On 12/9/20 10:59 AM, Joao Martins wrote:
On 12/8/20 7:29 PM, Jason Gunthorpe wrote:
> On Tue, Dec 08, 2020 at 05:29:00PM +0000, Joao Martins wrote:
>
>> static void __ib_umem_release(struct ib_device *dev, struct ib_umem *umem, int
dirty)
>> {
>> + bool make_dirty = umem->writable && dirty;
>> + struct page **page_list = NULL;
>> struct sg_page_iter sg_iter;
>> + unsigned long nr = 0;
>> struct page *page;
>>
>> + page_list = (struct page **) __get_free_page(GFP_KERNEL);
>
> Gah, no, don't do it like this!
>
> Instead something like:
>
> for_each_sg(umem->sg_head.sgl, sg, umem->nmap, i)
> unpin_use_pages_range_dirty_lock(sg_page(sg), sg->length/PAGE_SIZE,
> umem->writable && dirty);
>
> And have the mm implementation split the contiguous range of pages into
> pairs of (compound head, ntails) with a bit of maths.
>
Got it :)
I was trying to avoid another exported symbol.
Albeit upon your suggestion below, it doesn't justify the efficiency/clearness lost.

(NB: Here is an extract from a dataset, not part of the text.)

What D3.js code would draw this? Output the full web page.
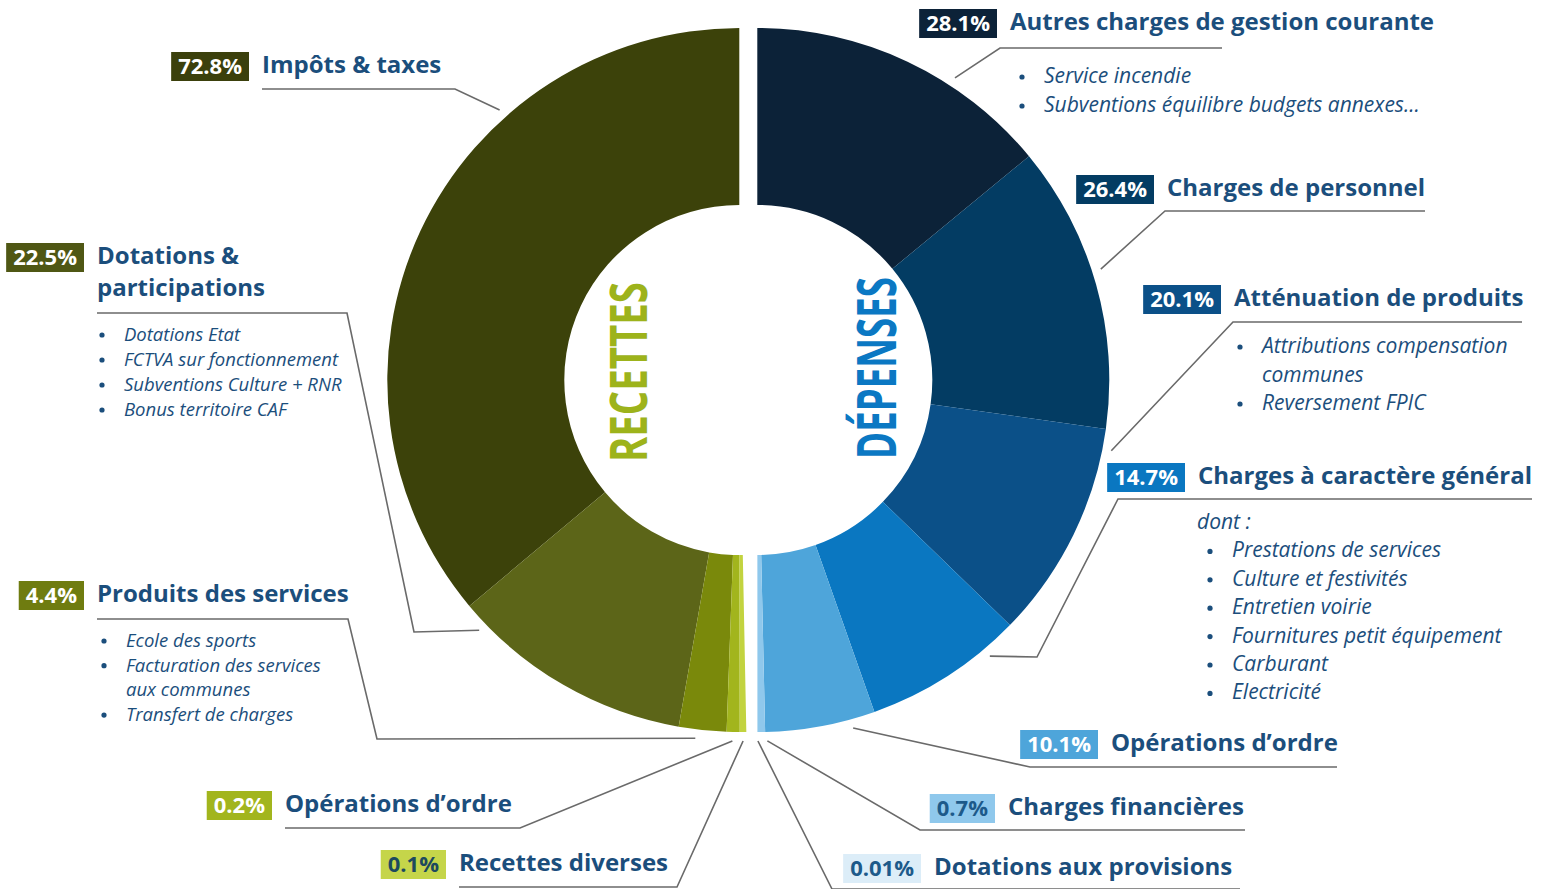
<!DOCTYPE html>
<html>
<head>
<meta charset="utf-8">
<script src="https://cdn.jsdelivr.net/npm/d3@7"></script>
<style>
  body { margin: 0; background: #fff; }
  text { font-family: "Open Sans", sans-serif; }
</style>
</head>
<body>
<div id="chart"></div>
<script>
// --- data ---
var recNames = ["Impôts & taxes", "Dotations &\nparticipations", "Produits des services", "Opérations d’ordre", "Recettes diverses"];
var recValues = [72.8, 22.5, 4.4, 0.2, 0.1];
var recDetails = [
  [],
  ["Dotations Etat", "FCTVA sur fonctionnement", "Subventions Culture + RNR", "Bonus territoire CAF"],
  ["Ecole des sports", "Facturation des services\naux communes", "Transfert de charges"],
  [],
  []
];

var depNames = ["Autres charges de gestion courante", "Charges de personnel", "Atténuation de produits",
  "Charges à caractère général", "Opérations d’ordre", "Charges financières", "Dotations aux provisions"];
var depValues = [28.1, 26.4, 20.1, 14.7, 10.1, 0.7, 0.01];
var depIntro = ["", "", "", "dont :", "", "", ""];
var depDetails = [
  ["Service incendie", "Subventions équilibre budgets annexes..."],
  [],
  ["Attributions compensation\ncommunes", "Reversement FPIC"],
  ["Prestations de services", "Culture et festivités", "Entretien voirie", "Fournitures petit équipement", "Carburant", "Electricité"],
  [], [], []
];

// --- styles ---
var recColors = ["#3c420a", "#5c6518", "#7a890b", "#a2b51d", "#c2d33f"];
var recBox    = ["#3b400c", "#4f5714", "#6f7c10", "#a2b51d", "#c5d54a"];
var recBoxTxt = ["#fff", "#fff", "#fff", "#fff", "#1d4a5e"];
var depColors = ["#0c2238", "#033c63", "#0b5088", "#0a77c1", "#4ea5da", "#8fc8ec", "#dcedf8"];
var depBox    = ["#0c2238", "#033c63", "#0b5088", "#0a77c1", "#4ea5da", "#8fc8ec", "#dcedf8"];
var depBoxTxt = ["#fff", "#fff", "#fff", "#fff", "#fff", "#1d5a8a", "#1d5a8a"];
var titleColor = "#1b4e7c";
var lineColor = "#6a6a6a";

// label layout: text x, first baseline, underline y/extent, optional bends, tip angle (deg from top)
var recLayout = [
  {tx: 262, ty: 73,  uy: 89,  ux: [262, 455], bends: [],          tip: 41.6,  bx: 0,   gap: 25,   lo: 28},
  {tx: 97,  ty: 264, uy: 313, ux: [97, 347],  bends: [[414, 632]], tip: 133.9, bx: 102, gap: 25,   lo: 28},
  {tx: 97,  ty: 602, uy: 619, ux: [97, 348],  bends: [[377, 739]], tip: 173.0, bx: 104, gap: 24.7, lo: 28},
  {tx: 285, ty: 812, uy: 828, ux: [285, 520], bends: [],          tip: 178.9, bx: 0,   gap: 25,   lo: 28},
  {tx: 459, ty: 871, uy: 887, ux: [459, 677], bends: [],          tip: 180.6, bx: 0,   gap: 25,   lo: 28}
];
var depLayout = [
  {tx: 1010, ty: 30,  uy: 48,  ux: [1000, 1222], bends: [],           tip: 33.2,  bx: 1022, gap: 29,   lo: 35},
  {tx: 1167, ty: 196, uy: 211, ux: [1165, 1425], bends: [],           tip: 72.1,  bx: 0,    gap: 29,   lo: 31},
  {tx: 1234, ty: 306, uy: 322, ux: [1233, 1522], bends: [],           tip: 101.3, bx: 1240, gap: 28.5, lo: 31},
  {tx: 1198, ty: 484, uy: 499, ux: [1118, 1532], bends: [[1037, 657]], tip: 139.9, bx: 1210, gap: 28.4, lo: 30},
  {tx: 1111, ty: 751, uy: 767, ux: [1030, 1337], bends: [],           tip: 164.6, bx: 0,    gap: 29,   lo: 31},
  {tx: 1008, ty: 815, uy: 830, ux: [920, 1245],  bends: [],           tip: 178.4, bx: 0,    gap: 29,   lo: 31},
  {tx: 934,  ty: 875, uy: 889, ux: [832, 1240],  bends: [],           tip: 179.9, bx: 0,    gap: 29,   lo: 31}
];

var W = 1547, H = 889;
var cy = 380, cxRec = 739.3, cxDep = 757.3;
var R = 352, r0 = 175, tipR = 361;
var recBoost = 6;   // very small receipt slices are widened so they stay visible

var svg = d3.select("#chart").append("svg")
  .attr("width", W).attr("height", H)
  .style("background", "#fff");

var arc = d3.arc().innerRadius(r0).outerRadius(R);

// left half: counter-clockwise from the top
var recPie = d3.pie().sort(null)
  .value(function(d){ return d < 1 ? d * recBoost : d; })
  .startAngle(0).endAngle(-Math.PI - 0.02);
var depPie = d3.pie().sort(null)
  .value(function(d){ return d; })
  .startAngle(0).endAngle(Math.PI);

var gRec = svg.append("g").attr("transform", "translate(" + cxRec + "," + cy + ")");
gRec.selectAll("path").data(recPie(recValues)).enter().append("path")
  .attr("d", arc)
  .attr("fill", function(d, i){ return recColors[i]; });

var gDep = svg.append("g").attr("transform", "translate(" + cxDep + "," + cy + ")");
gDep.selectAll("path").data(depPie(depValues)).enter().append("path")
  .attr("d", arc)
  .attr("fill", function(d, i){ return depColors[i]; });

// center words
svg.append("text")
  .attr("transform", "translate(647," + 372 + ") rotate(-90)")
  .attr("text-anchor", "middle")
  .attr("font-size", 52).attr("font-weight", 700)
  .attr("textLength", 180).attr("lengthAdjust", "spacingAndGlyphs")
  .attr("fill", "#9db31b")
  .text("RECETTES");
svg.append("text")
  .attr("transform", "translate(896," + 368 + ") rotate(-90)")
  .attr("text-anchor", "middle")
  .attr("font-size", 54).attr("font-weight", 700)
  .attr("textLength", 182).attr("lengthAdjust", "spacingAndGlyphs")
  .attr("fill", "#0b78c3")
  .text("DÉPENSES");

function polar(cx, dir, deg, rad){
  var a = deg * Math.PI / 180;
  return [cx + dir * rad * Math.sin(a), cy - rad * Math.cos(a)];
}

var leaders = svg.append("g");
var labels = svg.append("g");

function drawLabel(name, value, lay, boxCol, boxTxt, intro, details, side){
  var g = labels.append("g");
  var fs = side > 0 ? 21 : 18.5;
  var lines = name.split("\n");
  lines.forEach(function(l, k){
    g.append("text")
      .attr("x", lay.tx).attr("y", lay.ty + k * 32)
      .attr("font-size", 24).attr("font-weight", 700)
      .attr("fill", titleColor)
      .text(l);
  });
  // percentage box
  var pt = g.append("text")
    .attr("font-family", "Lato, sans-serif")
    .attr("font-size", 22).attr("font-weight", 700)
    .attr("fill", boxTxt)
    .attr("text-anchor", "middle")
    .text(String(value) + "%");
  var tw = pt.node().getComputedTextLength();
  var bw = tw + 14, bx = lay.tx - 13 - bw;
  g.insert("rect", "text")
    .attr("x", bx).attr("y", lay.ty - 21)
    .attr("width", bw).attr("height", 29)
    .attr("fill", boxCol);
  pt.attr("x", bx + bw / 2).attr("y", lay.ty + 1);

  // sub list
  var y = lay.uy + lay.lo;
  var tx = lay.bx + 22;
  if (intro) {
    g.append("text").attr("x", lay.tx - 1).attr("y", y)
      .attr("font-size", fs).attr("font-style", "italic")
      .attr("fill", titleColor).text(intro);
    y += lay.gap;
  }
  details.forEach(function(item){
    g.append("circle").attr("cx", lay.bx).attr("cy", y - 6).attr("r", 2.6).attr("fill", titleColor);
    item.split("\n").forEach(function(l){
      g.append("text").attr("x", tx).attr("y", y)
        .attr("font-size", fs).attr("font-style", "italic")
        .attr("fill", titleColor).text(l);
      y += lay.gap;
    });
  });
}

recValues.forEach(function(v, i){
  var lay = recLayout[i];
  var pts = [[lay.ux[0], lay.uy], [lay.ux[1], lay.uy]].concat(lay.bends);
  pts.push(polar(cxRec, -1, lay.tip, tipR));
  leaders.append("path")
    .attr("d", d3.line()(pts))
    .attr("fill", "none").attr("stroke", lineColor).attr("stroke-width", 1.6);
  drawLabel(recNames[i], v, lay, recBox[i], recBoxTxt[i], "", recDetails[i], -1);
});

depValues.forEach(function(v, i){
  var lay = depLayout[i];
  var pts = [polar(cxDep, 1, lay.tip, tipR)].concat(lay.bends);
  pts.push([lay.ux[0], lay.uy], [lay.ux[1], lay.uy]);
  leaders.append("path")
    .attr("d", d3.line()(pts))
    .attr("fill", "none").attr("stroke", lineColor).attr("stroke-width", 1.6);
  drawLabel(depNames[i], v, lay, depBox[i], depBoxTxt[i], depIntro[i], depDetails[i], 1);
});
</script>
</body>
</html>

This more efficient suggestion of yours leads to a further speed up from:
1073 rounds in 5.004 sec: 4663.622 usec / round (hugetlbfs)
to
1370 rounds in 5.003 sec: 3651.562 usec / round (hugetlbfs)
Right after I come back from holidays I will follow up with this series in separate.
Joao